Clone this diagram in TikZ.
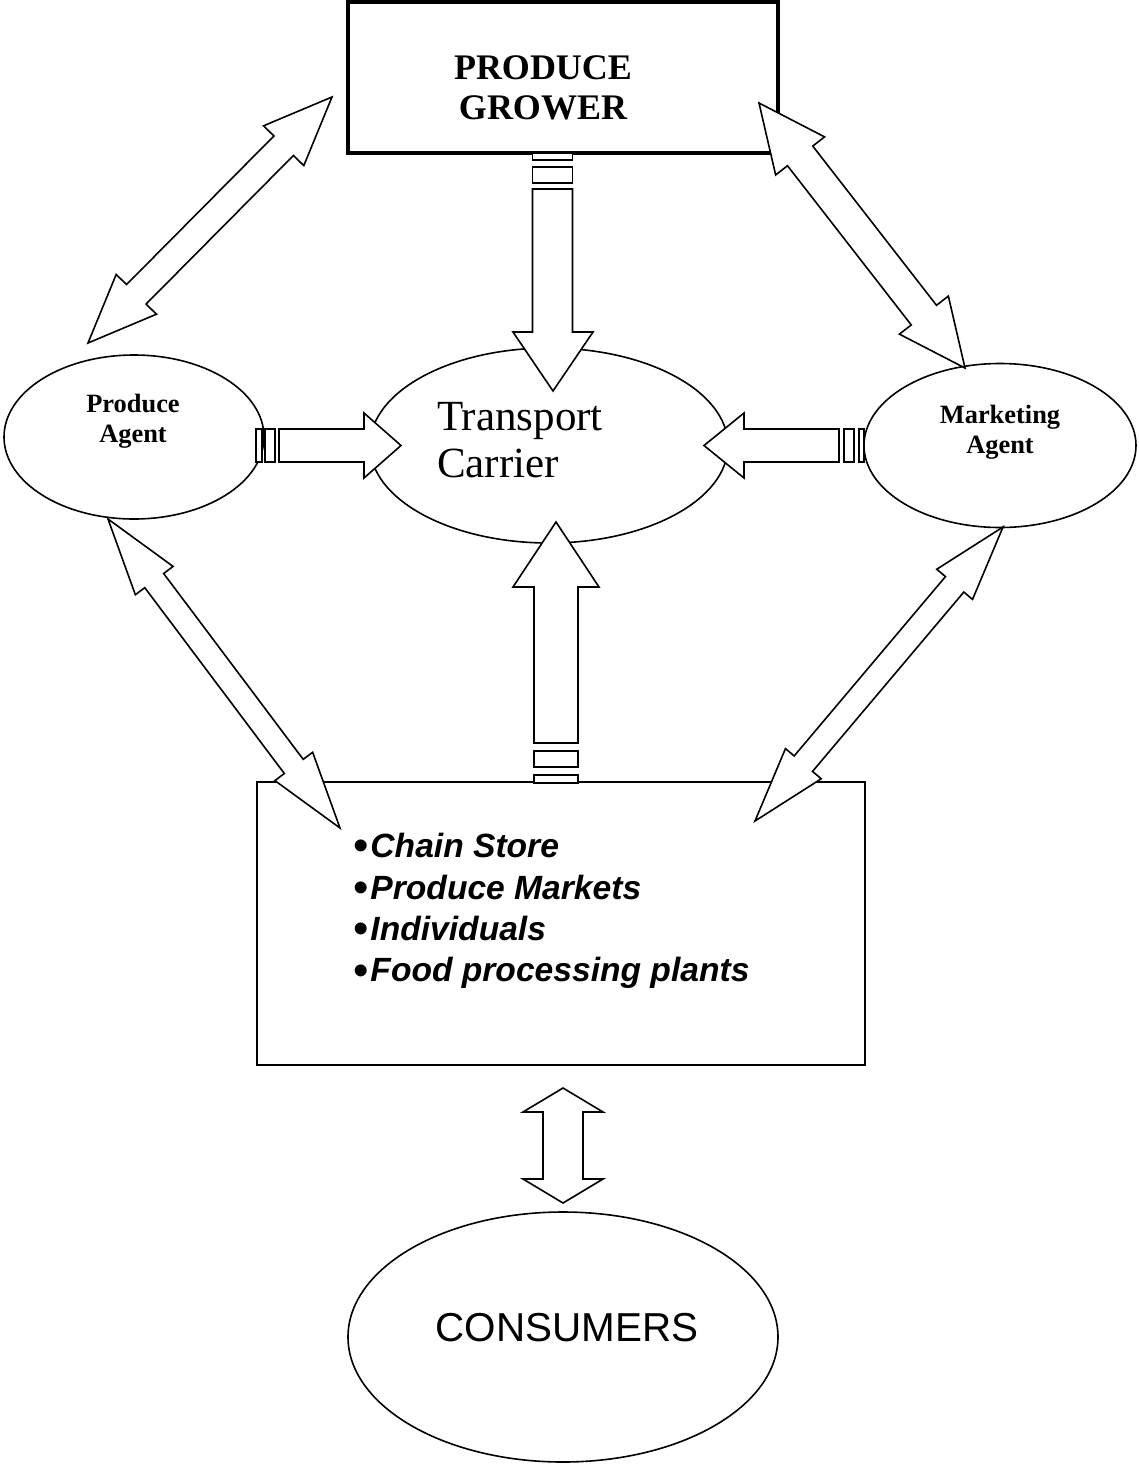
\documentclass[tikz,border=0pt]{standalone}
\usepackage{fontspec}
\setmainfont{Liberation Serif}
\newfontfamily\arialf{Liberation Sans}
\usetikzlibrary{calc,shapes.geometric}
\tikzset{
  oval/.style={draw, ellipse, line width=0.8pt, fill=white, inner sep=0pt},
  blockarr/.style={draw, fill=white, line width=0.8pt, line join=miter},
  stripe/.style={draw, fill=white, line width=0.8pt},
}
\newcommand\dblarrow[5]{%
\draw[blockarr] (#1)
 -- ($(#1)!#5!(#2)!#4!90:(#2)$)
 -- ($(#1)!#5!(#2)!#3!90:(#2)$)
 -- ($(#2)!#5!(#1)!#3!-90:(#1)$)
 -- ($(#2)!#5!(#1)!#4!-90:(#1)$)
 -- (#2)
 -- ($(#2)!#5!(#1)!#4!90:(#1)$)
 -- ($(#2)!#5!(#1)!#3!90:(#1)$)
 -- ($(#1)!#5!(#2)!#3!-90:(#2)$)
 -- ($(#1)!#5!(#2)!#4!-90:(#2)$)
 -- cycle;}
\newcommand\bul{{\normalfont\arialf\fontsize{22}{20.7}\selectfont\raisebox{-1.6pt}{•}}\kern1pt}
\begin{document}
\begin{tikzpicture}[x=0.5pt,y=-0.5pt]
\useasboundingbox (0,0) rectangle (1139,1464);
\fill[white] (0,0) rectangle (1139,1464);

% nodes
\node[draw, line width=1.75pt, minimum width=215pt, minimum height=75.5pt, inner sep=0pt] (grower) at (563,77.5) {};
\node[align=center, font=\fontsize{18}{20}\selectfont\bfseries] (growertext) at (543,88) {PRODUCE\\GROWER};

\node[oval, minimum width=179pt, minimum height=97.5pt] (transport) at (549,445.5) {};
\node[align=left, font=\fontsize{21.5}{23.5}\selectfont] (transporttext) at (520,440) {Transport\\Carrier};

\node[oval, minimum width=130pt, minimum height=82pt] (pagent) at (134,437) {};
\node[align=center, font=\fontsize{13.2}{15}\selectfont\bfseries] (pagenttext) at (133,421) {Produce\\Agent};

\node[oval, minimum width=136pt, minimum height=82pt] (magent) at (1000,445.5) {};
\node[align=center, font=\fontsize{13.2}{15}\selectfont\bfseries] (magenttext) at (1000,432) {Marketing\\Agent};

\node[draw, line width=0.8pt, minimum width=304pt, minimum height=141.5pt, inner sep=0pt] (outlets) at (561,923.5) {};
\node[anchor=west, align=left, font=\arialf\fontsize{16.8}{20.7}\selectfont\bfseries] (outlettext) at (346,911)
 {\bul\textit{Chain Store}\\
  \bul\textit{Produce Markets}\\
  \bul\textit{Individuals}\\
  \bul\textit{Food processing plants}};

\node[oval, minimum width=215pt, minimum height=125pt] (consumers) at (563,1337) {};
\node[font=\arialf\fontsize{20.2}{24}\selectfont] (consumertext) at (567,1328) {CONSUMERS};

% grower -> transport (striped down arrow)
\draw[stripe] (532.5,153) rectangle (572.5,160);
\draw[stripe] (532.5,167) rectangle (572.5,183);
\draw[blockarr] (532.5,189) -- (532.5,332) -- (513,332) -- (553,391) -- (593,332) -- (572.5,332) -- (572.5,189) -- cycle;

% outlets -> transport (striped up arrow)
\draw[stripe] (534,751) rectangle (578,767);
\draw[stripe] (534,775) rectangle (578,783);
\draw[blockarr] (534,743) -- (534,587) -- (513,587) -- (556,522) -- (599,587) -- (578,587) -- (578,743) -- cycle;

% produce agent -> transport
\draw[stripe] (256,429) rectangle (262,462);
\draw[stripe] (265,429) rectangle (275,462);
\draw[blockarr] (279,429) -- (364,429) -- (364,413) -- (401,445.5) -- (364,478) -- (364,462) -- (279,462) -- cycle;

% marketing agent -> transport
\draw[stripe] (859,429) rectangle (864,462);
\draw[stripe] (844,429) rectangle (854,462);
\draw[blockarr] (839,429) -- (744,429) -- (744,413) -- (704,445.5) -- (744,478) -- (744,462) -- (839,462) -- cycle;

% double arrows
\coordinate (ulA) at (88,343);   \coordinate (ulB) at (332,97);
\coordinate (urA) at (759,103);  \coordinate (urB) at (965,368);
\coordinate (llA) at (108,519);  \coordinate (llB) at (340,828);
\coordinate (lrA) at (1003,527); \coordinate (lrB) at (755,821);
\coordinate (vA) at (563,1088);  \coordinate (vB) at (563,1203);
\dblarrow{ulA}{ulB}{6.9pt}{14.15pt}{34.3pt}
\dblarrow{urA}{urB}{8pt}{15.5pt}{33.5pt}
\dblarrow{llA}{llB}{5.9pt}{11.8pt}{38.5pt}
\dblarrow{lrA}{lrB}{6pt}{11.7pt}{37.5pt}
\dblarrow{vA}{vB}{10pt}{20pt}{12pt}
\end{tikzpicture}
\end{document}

###

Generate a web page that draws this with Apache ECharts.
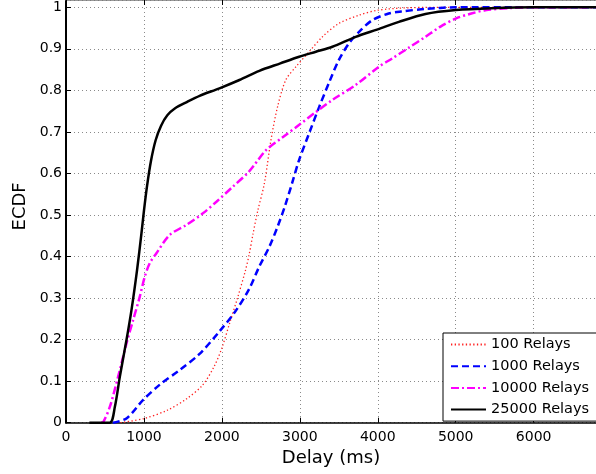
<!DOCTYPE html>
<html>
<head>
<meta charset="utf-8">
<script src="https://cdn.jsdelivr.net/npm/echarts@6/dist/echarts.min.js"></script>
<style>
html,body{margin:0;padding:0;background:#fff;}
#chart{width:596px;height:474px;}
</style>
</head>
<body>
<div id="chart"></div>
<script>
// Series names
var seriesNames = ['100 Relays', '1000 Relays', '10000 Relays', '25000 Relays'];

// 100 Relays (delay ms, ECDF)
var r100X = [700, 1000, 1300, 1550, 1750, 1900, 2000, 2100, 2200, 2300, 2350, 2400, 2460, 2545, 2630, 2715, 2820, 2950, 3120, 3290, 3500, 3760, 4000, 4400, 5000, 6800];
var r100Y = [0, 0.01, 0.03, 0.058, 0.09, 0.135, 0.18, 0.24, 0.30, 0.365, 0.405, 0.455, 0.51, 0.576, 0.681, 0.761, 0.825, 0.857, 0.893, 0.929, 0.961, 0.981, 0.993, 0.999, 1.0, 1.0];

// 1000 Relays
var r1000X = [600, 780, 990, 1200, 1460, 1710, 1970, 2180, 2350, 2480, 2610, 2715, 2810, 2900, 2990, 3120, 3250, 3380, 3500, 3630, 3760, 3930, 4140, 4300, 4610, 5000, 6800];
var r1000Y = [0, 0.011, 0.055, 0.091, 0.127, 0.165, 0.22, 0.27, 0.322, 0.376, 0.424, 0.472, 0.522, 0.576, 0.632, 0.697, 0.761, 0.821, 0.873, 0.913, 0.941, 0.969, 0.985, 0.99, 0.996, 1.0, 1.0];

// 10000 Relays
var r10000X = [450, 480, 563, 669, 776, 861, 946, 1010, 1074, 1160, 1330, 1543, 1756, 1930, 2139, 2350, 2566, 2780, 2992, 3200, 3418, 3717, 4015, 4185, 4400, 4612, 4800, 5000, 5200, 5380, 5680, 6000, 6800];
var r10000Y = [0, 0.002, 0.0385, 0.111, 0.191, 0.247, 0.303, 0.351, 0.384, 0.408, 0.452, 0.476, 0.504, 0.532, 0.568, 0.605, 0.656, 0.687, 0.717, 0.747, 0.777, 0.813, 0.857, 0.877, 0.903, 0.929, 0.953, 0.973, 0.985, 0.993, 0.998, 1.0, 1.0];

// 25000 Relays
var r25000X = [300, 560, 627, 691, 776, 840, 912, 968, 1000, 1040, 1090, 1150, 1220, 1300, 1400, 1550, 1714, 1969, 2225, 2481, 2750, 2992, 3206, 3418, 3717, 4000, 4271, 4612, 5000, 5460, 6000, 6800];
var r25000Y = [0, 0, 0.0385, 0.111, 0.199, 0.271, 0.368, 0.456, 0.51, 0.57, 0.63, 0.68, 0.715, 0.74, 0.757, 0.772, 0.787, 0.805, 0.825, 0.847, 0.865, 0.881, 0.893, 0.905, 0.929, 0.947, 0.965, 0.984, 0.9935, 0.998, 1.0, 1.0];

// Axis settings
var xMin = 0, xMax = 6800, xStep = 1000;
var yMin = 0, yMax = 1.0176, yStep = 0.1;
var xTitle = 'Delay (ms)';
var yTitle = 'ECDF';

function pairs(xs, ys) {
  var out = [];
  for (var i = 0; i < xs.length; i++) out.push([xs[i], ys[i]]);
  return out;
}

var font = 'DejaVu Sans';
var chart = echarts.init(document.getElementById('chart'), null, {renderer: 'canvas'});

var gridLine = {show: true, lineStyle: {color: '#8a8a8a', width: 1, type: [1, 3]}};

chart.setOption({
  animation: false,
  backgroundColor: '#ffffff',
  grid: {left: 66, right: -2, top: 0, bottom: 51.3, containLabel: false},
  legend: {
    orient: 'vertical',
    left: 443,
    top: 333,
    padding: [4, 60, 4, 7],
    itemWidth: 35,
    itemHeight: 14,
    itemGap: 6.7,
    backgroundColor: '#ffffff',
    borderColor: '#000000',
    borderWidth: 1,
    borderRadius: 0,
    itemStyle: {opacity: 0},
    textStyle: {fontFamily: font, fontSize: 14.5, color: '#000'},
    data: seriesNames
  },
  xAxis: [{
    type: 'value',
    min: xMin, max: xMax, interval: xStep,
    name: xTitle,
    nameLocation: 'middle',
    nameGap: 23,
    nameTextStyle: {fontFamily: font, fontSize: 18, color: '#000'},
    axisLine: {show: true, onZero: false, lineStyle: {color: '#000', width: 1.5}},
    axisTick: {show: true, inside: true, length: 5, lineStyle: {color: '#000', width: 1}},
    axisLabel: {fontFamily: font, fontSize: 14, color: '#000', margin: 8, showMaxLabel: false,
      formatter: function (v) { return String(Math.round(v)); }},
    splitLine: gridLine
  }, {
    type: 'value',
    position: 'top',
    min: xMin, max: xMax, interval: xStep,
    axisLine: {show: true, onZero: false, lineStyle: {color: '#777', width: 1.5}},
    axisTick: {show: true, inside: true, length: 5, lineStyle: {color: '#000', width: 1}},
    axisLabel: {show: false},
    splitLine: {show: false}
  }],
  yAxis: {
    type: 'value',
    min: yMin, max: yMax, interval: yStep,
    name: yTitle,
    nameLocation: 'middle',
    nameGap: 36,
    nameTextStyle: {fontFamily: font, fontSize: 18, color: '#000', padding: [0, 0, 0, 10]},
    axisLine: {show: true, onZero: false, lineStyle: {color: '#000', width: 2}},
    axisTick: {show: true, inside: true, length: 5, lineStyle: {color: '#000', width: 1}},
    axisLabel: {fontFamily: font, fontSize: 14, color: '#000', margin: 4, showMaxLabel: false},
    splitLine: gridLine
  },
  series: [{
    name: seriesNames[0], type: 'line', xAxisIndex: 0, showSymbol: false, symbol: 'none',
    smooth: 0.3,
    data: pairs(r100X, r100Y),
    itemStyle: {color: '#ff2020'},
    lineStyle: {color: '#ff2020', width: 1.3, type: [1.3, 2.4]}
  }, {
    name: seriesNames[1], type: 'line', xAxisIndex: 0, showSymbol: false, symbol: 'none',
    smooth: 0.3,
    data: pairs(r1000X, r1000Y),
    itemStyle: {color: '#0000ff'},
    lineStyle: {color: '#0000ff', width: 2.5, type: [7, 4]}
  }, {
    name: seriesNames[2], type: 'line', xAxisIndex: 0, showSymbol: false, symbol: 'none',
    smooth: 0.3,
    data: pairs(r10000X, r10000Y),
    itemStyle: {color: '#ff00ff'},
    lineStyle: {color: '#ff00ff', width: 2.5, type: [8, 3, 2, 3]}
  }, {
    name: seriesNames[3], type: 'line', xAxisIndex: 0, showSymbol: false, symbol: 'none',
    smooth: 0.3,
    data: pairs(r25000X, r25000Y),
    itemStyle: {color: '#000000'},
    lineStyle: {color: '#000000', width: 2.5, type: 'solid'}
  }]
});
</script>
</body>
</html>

###

The word "this" may appear on some lines. Report how many lines hold it, giving the number alone.

• EXERCISE RESPONSE: 2